- Directed by: Omorinsojo Spaine
- Produced by: Ronke Ayeni
- Starring: Damilola Adegbite Beverly Naya Meg Otanwa Anee Icha
- Production company: Nemsia Studios
- Distributed by: Amazon Prime Video
- Release date: 9 May 2025;
- Country: Nigeria
- Language: English

= After 30 =

After 30 is a 2025 Nigerian romantic drama film directed by Momo Spaine and produced by Ronke Ayeni for Nemsia Studios. The film stars Damilola Adegbite, Beverly Naya, Meg Otanwa, and Anee Icha in leading roles, alongside OC Ukeje and Patrick Doyle. It was released globally via Amazon Prime Video on May 9, 2025.

The film serves as a direct sequel to the 2015 Nigerian television series Before 30, picking up the lives of the same four women in their thirties, now navigating new challenges such as fertility, divorce, career burnout, and personal growth.

== Plot ==
After 30 continues the journey of four dynamic women—Temi, Nkem, Aisha, and Ama—now in their thirties and living in Lagos, Nigeria. No longer defined by the race to marry, they confront a new phase of life filled with complex realities: strained relationships, shifting careers, societal pressure around fertility, and the search for fulfillment.
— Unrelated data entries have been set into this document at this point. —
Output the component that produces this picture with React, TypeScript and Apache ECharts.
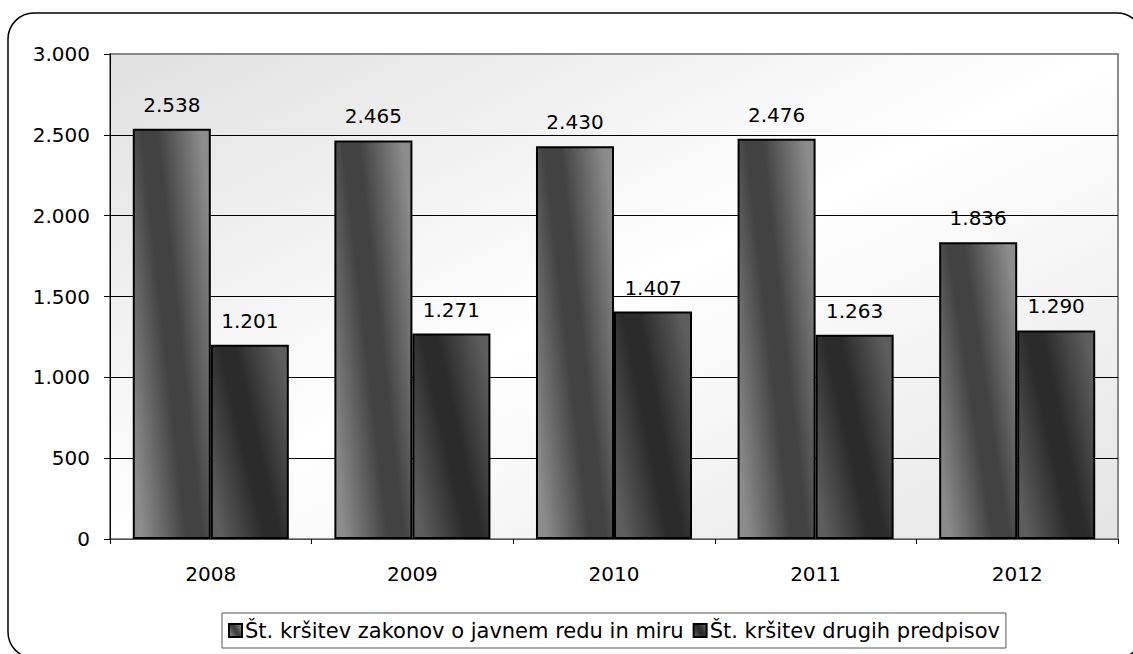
import React, { useEffect, useRef } from "react";
import * as echarts from "echarts";

const categories = ["2008", "2009", "2010", "2011", "2012"];
const seriesNames = ["Št. kršitev zakonov o javnem redu in miru", "Št. kršitev drugih predpisov"];
const javniRed = [2538, 2465, 2430, 2476, 1836];
const drugiPredpisi = [1201, 1271, 1407, 1263, 1290];
const yTicks = [0, 500, 1000, 1500, 2000, 2500, 3000];

const fmt = (v: number) => {
  const s = Math.round(v).toString();
  return s.replace(/\B(?=(\d{3})+(?!\d))/g, ".");
};

const grad = (light: string, dark: string) =>
  new echarts.graphic.LinearGradient(0, 0.8, 1, 0.2, [
    { offset: 0, color: light },
    { offset: 0.42, color: dark },
    { offset: 0.58, color: dark },
    { offset: 1, color: light },
  ]);

export default function App() {
  const ref = useRef<HTMLDivElement>(null);
  useEffect(() => {
    if (!ref.current) return;
    const chart = echarts.init(ref.current, null, { renderer: "svg" });
    const font = "'DejaVu Sans', sans-serif";
    const fs = 20;
    chart.setOption({
      animation: false,
      textStyle: { fontFamily: font, color: "#000" },
      graphic: [
        {
          type: "rect",
          shape: { x: 8, y: 13, width: 1135, height: 645, r: 26 },
          style: { fill: "none", stroke: "#000", lineWidth: 1.5 },
          z: -10,
          silent: true,
        },
      ],
      grid: {
        left: 110,
        right: 15,
        top: 54,
        bottom: 115,
        show: true,
        borderColor: "#8a8a8a",
        borderWidth: 2,
        backgroundColor: new echarts.graphic.LinearGradient(0, 0, 1, 1, [
          { offset: 0, color: "#e0e0e0" },
          { offset: 0.5, color: "#ffffff" },
          { offset: 1, color: "#e4e4e4" },
        ]),
      },
      legend: {
        left: 222,
        top: 613,
        itemWidth: 13,
        itemHeight: 13,
        itemGap: 9,
        icon: "rect",
        borderColor: "#555",
        borderWidth: 1,
        padding: [7, 6, 7, 6],
        textStyle: { fontFamily: font, fontSize: 21, color: "#000", padding: [0, 0, 0, -2] },
        data: seriesNames,
      },
      xAxis: {
        type: "category",
        data: categories,
        axisLine: { show: true, lineStyle: { color: "#555", width: 1 } },
        axisTick: { show: true, length: 5, alignWithLabel: false, lineStyle: { color: "#000" } },
        axisLabel: { fontSize: fs, color: "#000", margin: 25, fontFamily: font },
      },
      yAxis: {
        type: "value",
        min: yTicks[0],
        max: yTicks[yTicks.length - 1],
        interval: 500,
        axisLine: { show: true, lineStyle: { color: "#000", width: 1 } },
        axisTick: { show: true, length: 6, lineStyle: { color: "#000" } },
        axisLabel: { fontSize: fs, color: "#000", margin: 20, fontFamily: font, formatter: (v: number) => fmt(v) },
        splitLine: {
          show: true,
          lineStyle: { color: ["#000", "#000", "#000", "#000", "#000", "#000", "#8a8a8a"], width: 1 },
        },
      },
      series: [
        {
          name: seriesNames[0],
          type: "bar",
          data: javniRed,
          barGap: "0%",
          barCategoryGap: "22.6%",
          itemStyle: { color: grad("#8c8c8c", "#424242"), borderColor: "#000", borderWidth: 2 },
          label: {
            show: true,
            position: "top",
            distance: 14,
            fontSize: fs,
            color: "#000",
            fontFamily: font,
            formatter: (p: any) => fmt(p.value),
          },
        },
        {
          name: seriesNames[1],
          type: "bar",
          data: drugiPredpisi,
          itemStyle: { color: grad("#5e5e5e", "#2b2b2b"), borderColor: "#000", borderWidth: 2 },
          label: {
            show: true,
            position: "top",
            distance: 14,
            fontSize: fs,
            color: "#000",
            fontFamily: font,
            formatter: (p: any) => fmt(p.value),
          },
        },
      ],
    });
    return () => chart.dispose();
  }, []);
  return (
    <div
      ref={ref}
      style={{ position: "fixed", left: 0, top: 0, width: 1133, height: 654, background: "#fff" }}
    />
  );
}
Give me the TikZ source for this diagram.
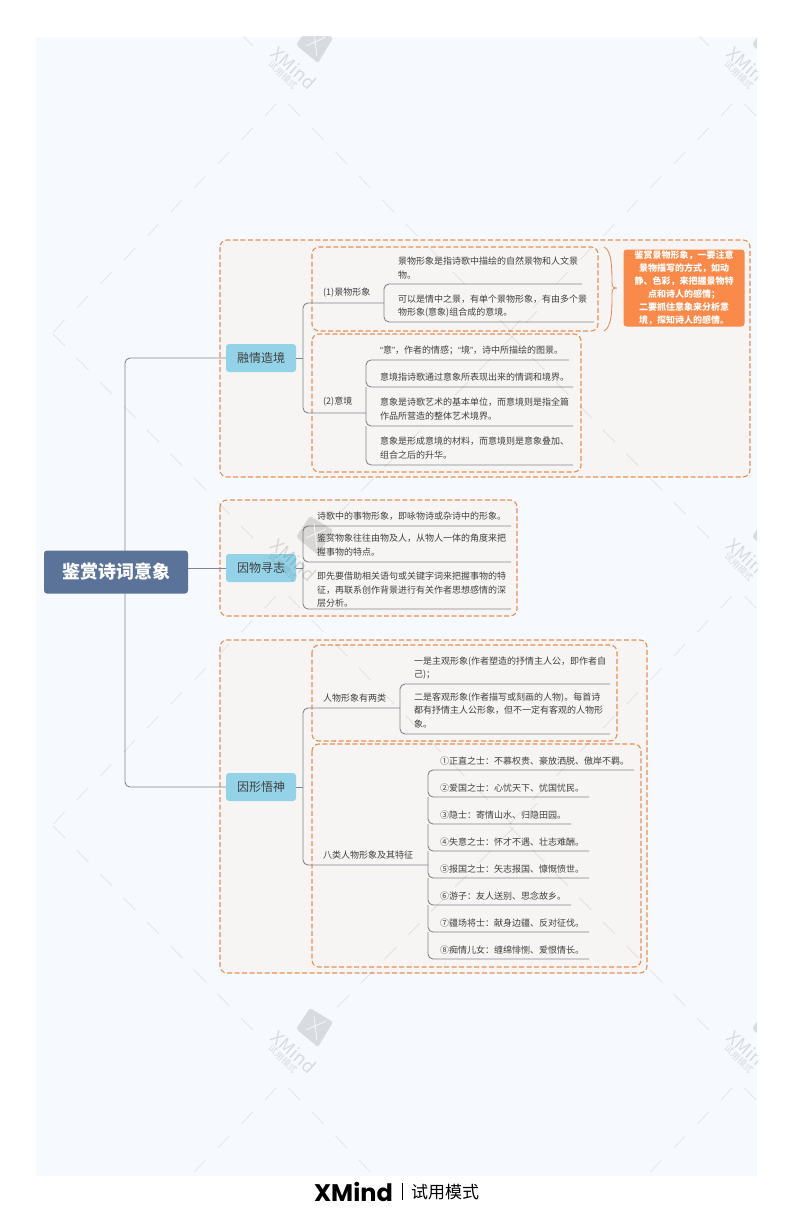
\documentclass[tikz,border=0pt]{standalone}
\usepackage{fontspec}
\setmainfont{Noto Sans CJK SC}
\newfontfamily\quotefont{Liberation Sans}
\newfontfamily\brandfont{Poppins}
\usetikzlibrary{positioning}
\definecolor{pagebg}{HTML}{F6FAFE}
\definecolor{dashorange}{HTML}{E98F55}
\definecolor{boxfill}{HTML}{F7F5F3}
\definecolor{linegray}{HTML}{80868F}
\definecolor{topicblue}{HTML}{94D2E8}
\definecolor{rootblue}{HTML}{5B7299}
\definecolor{notefill}{HTML}{F98A49}
\tikzset{
  root/.style={fill=rootblue, rounded corners=3pt, minimum width=144, minimum height=43, text=white, font=\fontsize{18}{20}\selectfont\bfseries, inner sep=0pt},
  topic/.style={fill=topicblue, rounded corners=3pt, minimum width=70, minimum height=28, text=black!75, font=\fontsize{12}{14}\selectfont, inner sep=0pt},
  sub/.style={anchor=west, text=black!75, font=\fontsize{9}{12}\selectfont, inner sep=0pt},
  leaf/.style={sub, align=left, font=\fontsize{9}{13.5}\selectfont},
  note/.style={fill=notefill, rounded corners=3pt, text=white, align=center, minimum width=121, minimum height=77, inner sep=0pt, font=\fontsize{9}{13}\selectfont\bfseries},
  group/.style={draw=dashorange, fill=boxfill, dash pattern=on 5pt off 2.5pt, rounded corners=7pt, line width=1.1pt},
  branch/.style={draw=linegray, line width=.9pt, rounded corners=5pt},
  wmline/.style={draw=black, draw opacity=.08, line width=.8pt},
  wmtext/.style={text=black, text opacity=.12, inner sep=0pt}
}
\newcommand{\wmlogo}[2]{%
  \begin{scope}[shift={(#1,#2)}]
    \fill[black, fill opacity=.12, rounded corners=2pt] (-5,-19) -- (18,-5) -- (3,20) -- (-19,2) -- cycle;
    \draw[white, opacity=.7, line width=.9pt] (-9,3) -- (11,-6) (-1,-11) -- (2,13);
    \node[wmtext, rotate=-42, font=\fontsize{18}{18}\selectfont] at (-21,25) {XMind};
    \node[wmtext, rotate=-45, font=\fontsize{9}{9}\selectfont] at (-32,32) {试用模式};
    \foreach \n in {0,...,9} {
      \draw[wmline] (-39-23.5*\n,61+24*\n) -- ++(-11,12);
      \draw[wmline] (-26.5+23.5*\n,61+24*\n) -- ++(11.5,12);
    }
    \foreach \n in {0,...,8} {
      \draw[wmline] (-74-23.5*\n,-9-24*\n) -- ++(12,12);
      \draw[wmline] (34.5+23.5*\n,-32-24*\n) -- ++(-12,12);
    }
  \end{scope}}
\begin{document}
\begin{tikzpicture}[x=1pt, y=-1pt]
\useasboundingbox (0,0) rectangle (794,1212);
\fill[white] (0,0) rectangle (794,1212);
\fill[pagebg] (36,37) rectangle (757,1176);
% frames
\draw[group] (220,240) rectangle (750,477);
\draw[group] (220,500) rectangle (517,616);
\draw[group] (220,640) rectangle (647,973);
\draw[group] (312,247) rectangle (598,331);
\draw[group] (312,334) rectangle (581,472);
\draw[group] (312,645) rectangle (617,741);
\draw[group] (312,744) rectangle (641,967);
% main nodes
\node[root] (root) at (116,572) {鉴赏诗词意象};
\node[topic] (qing) at (261,358) {融情造境};
\node[topic] (wu) at (261,568) {因物寻志};
\node[topic] (xing) at (261,787) {因形悟神};
\node[sub] (jing) at (323,293) {(1)景物形象};
\node[sub] (yi) at (323,402) {(2)意境};
\node[sub] (liang) at (323,698) {人物形象有两类};
\node[sub] (ba) at (323,855) {八类人物形象及其特征};
% leaves
\node[leaf] (j1) at (398,268) {景物形象是指诗歌中描绘的自然景物和人文景\\物。};
\node[leaf] (j2) at (398,306) {可以是情中之景，有单个景物形象，有由多个景\\物形象(意象)组合成的意境。};
\node[leaf] (y1) at (380,350) {{\quotefont “}意{\quotefont ”}，作者的情感；{\quotefont “}境{\quotefont ”}，诗中所描绘的图景。};
\node[leaf] (y2) at (380,377) {意境指诗歌通过意象所表现出来的情调和境界。};
\node[leaf] (y3) at (380,409) {意象是诗歌艺术的基本单位，而意境则是指全篇\\作品所营造的整体艺术境界。};
\node[leaf] (y4) at (380,448) {意象是形成意境的材料，而意境则是意象叠加、\\组合之后的升华。};
\node[leaf] (w1) at (317,516) {诗歌中的事物形象，即咏物诗或杂诗中的形象。};
\node[leaf] (w2) at (317,545) {鉴赏物象往往由物及人，从物人一体的角度来把\\握事物的特点。};
\node[leaf] (w3) at (317,590) {即先要借助相关语句或关键字词来把握事物的特\\征，再联系创作背景进行有关作者思想感情的深\\层分析。};
\node[leaf] (l1) at (414,668) {一是主观形象(作者塑造的抒情主人公，即作者自\\己)；};
\node[leaf] (l2) at (414,710) {二是客观形象(作者描写或刻画的人物)。每首诗\\都有抒情主人公形象，但不一定有客观的人物形\\象。};
\node[leaf] (b1) at (440,761) {①正直之士：不慕权贵、豪放洒脱、傲岸不羁。};
\node[leaf] (b2) at (440,788) {②爱国之士：心忧天下、忧国忧民。};
\node[leaf] (b3) at (440,815) {③隐士：寄情山水、归隐田园。};
\node[leaf] (b4) at (440,842) {④失意之士：怀才不遇、壮志难酬。};
\node[leaf] (b5) at (440,869) {⑤报国之士：矢志报国、慷慨愤世。};
\node[leaf] (b6) at (440,896) {⑥游子：友人送别、思念故乡。};
\node[leaf] (b7) at (440,923) {⑦疆场将士：献身边疆、反对征伐。};
\node[leaf] (b8) at (440,950) {⑧痴情儿女：缠绵悱恻、爱恨情长。};
\node[note] (tip) at (684,288) {鉴赏景物形象，一要注意\\景物描写的方式，如动\\静、色彩，来把握景物特\\点和诗人的感情；\\二要抓住意象来分析意\\境，探知诗人的感情。};
% root to topics
\coordinate (rootup) at (125,551);
\coordinate (rootdown) at (125,593);
\draw[branch] (rootup) |- (qing.west);
\draw[branch] (rootdown) |- (xing.west);
\draw[branch] (root.east |- wu) -- (wu.west);
% topic to subs
\coordinate (qingfork) at (303,358);
\coordinate (wufork) at (303,568);
\coordinate (xingfork) at (303,787);
\draw[branch] (qing.east) -- (qingfork);
\draw[branch] (qingfork) |- (384,303);
\draw[branch] (qingfork) |- (366,413);
\draw[branch] (wu.east) -- (wufork);
\draw[branch] (xing.east) -- (xingfork);
\draw[branch] (xingfork) |- (400,708);
\draw[branch] (xingfork) |- (428,865);
% leaf brackets
\draw[branch] (582,284) -- (384,284) |- (594,322);
\draw[branch] (569,360) -- (366,360) |- (573,387);
\draw[branch] (366,387) |- (573,426);
\draw[branch] (366,426) |- (573,465);
\draw[branch] (511,526) -- (303,526) |- (511,562);
\draw[branch] (303,562) |- (511,609);
\draw[branch] (610,684) -- (400,684) |- (610,734);
\draw[branch] (634,770) -- (428,770) |- (589,797);
\draw[branch] (428,797) |- (571,824);
\draw[branch] (428,824) |- (589,851);
\draw[branch] (428,851) |- (589,878);
\draw[branch] (428,878) |- (571,905);
\draw[branch] (428,905) |- (589,932);
\draw[branch] (428,932) |- (589,959);
% brace
\draw[draw=dashorange, line width=.9pt] (604,247) .. controls (612,250) and (612,270) .. (612,282) .. controls (612,287) and (613,288) .. (617,288) .. controls (613,288) and (612,289) .. (612,294) .. controls (612,310) and (612,327) .. (604,331);
% watermark
\begin{scope}
\clip (36,37) rectangle (757,1176);
\foreach \ly in {43,535,1027} {
  \wmlogo{315}{\ly}
  \wmlogo{771}{\ly}
}
\end{scope}
% footer
\node[font=\brandfont\fontsize{24}{24}\selectfont\bfseries, inner sep=0pt, anchor=east] (brand) at (393,1192) {XMind};
\node[font=\fontsize{17}{17}\selectfont, inner sep=0pt, anchor=west] (mode) at (411,1192) {试用模式};
\draw[line width=.8pt] (402,1183) -- (402,1200);
\end{tikzpicture}
\end{document}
Through the lens of Temi, a hopeless romantic facing career and identity shifts, the film explores themes of personal reinvention, emotional healing, and the evolving definitions of happiness, success, and womanhood. As each woman grapples with lingering insecurities and changing aspirations, After 30 becomes a reflective coming-of-age story about what happens when timelines fade and expectations shift.

== Cast ==

=== Main Cast ===

- Damilola Adegbite as Temi
- Beverly Naya as Nkem
- Meg Otanwa as Aisha
- Anee Icha as Ama

=== Supporting Cast ===

- OC Ukeje
- Patrick Doyle
- Tunbosun Aiyedehin
- Tina Mba
- Samuel Asaah
- Atlanta Johnson
- Celestina Aleobua
- Fadekemi Olumide
- Isaac Olayiwola (Layi Wasabi)

== Production ==
After 30 was produced by Nemsia Studios, a Nigerian production company. The studio is also behind titles such as Breath of Life, Before 30, and God Calling. The film marks Momo Spaine’s directorial debut, following her work as a producer on Banana Island Ghost (2017) and The Wait (2021).

== Release and reception ==
The film premiered on Amazon Prime Video on May 9, 2025, and achieved commercial success, debuting at number one in Nigeria within 24 hours of release. It maintained a top-ten position on the platform for a full week. Audiences praised its emotional depth, character continuity from Before 30, and its realistic portrayal of modern Nigerian womanhood.

== Relationship to Before 30 ==
After 30 is a sequel to the Nigerian television series Before 30, which aired in 2015. The original series followed four young women in Lagos as they approached the societal milestone of marriage before the age of 30. After 30 revisits with the same characters years later, examining the evolution of their lives after they have passed that age, with new personal, relational, and societal challenges.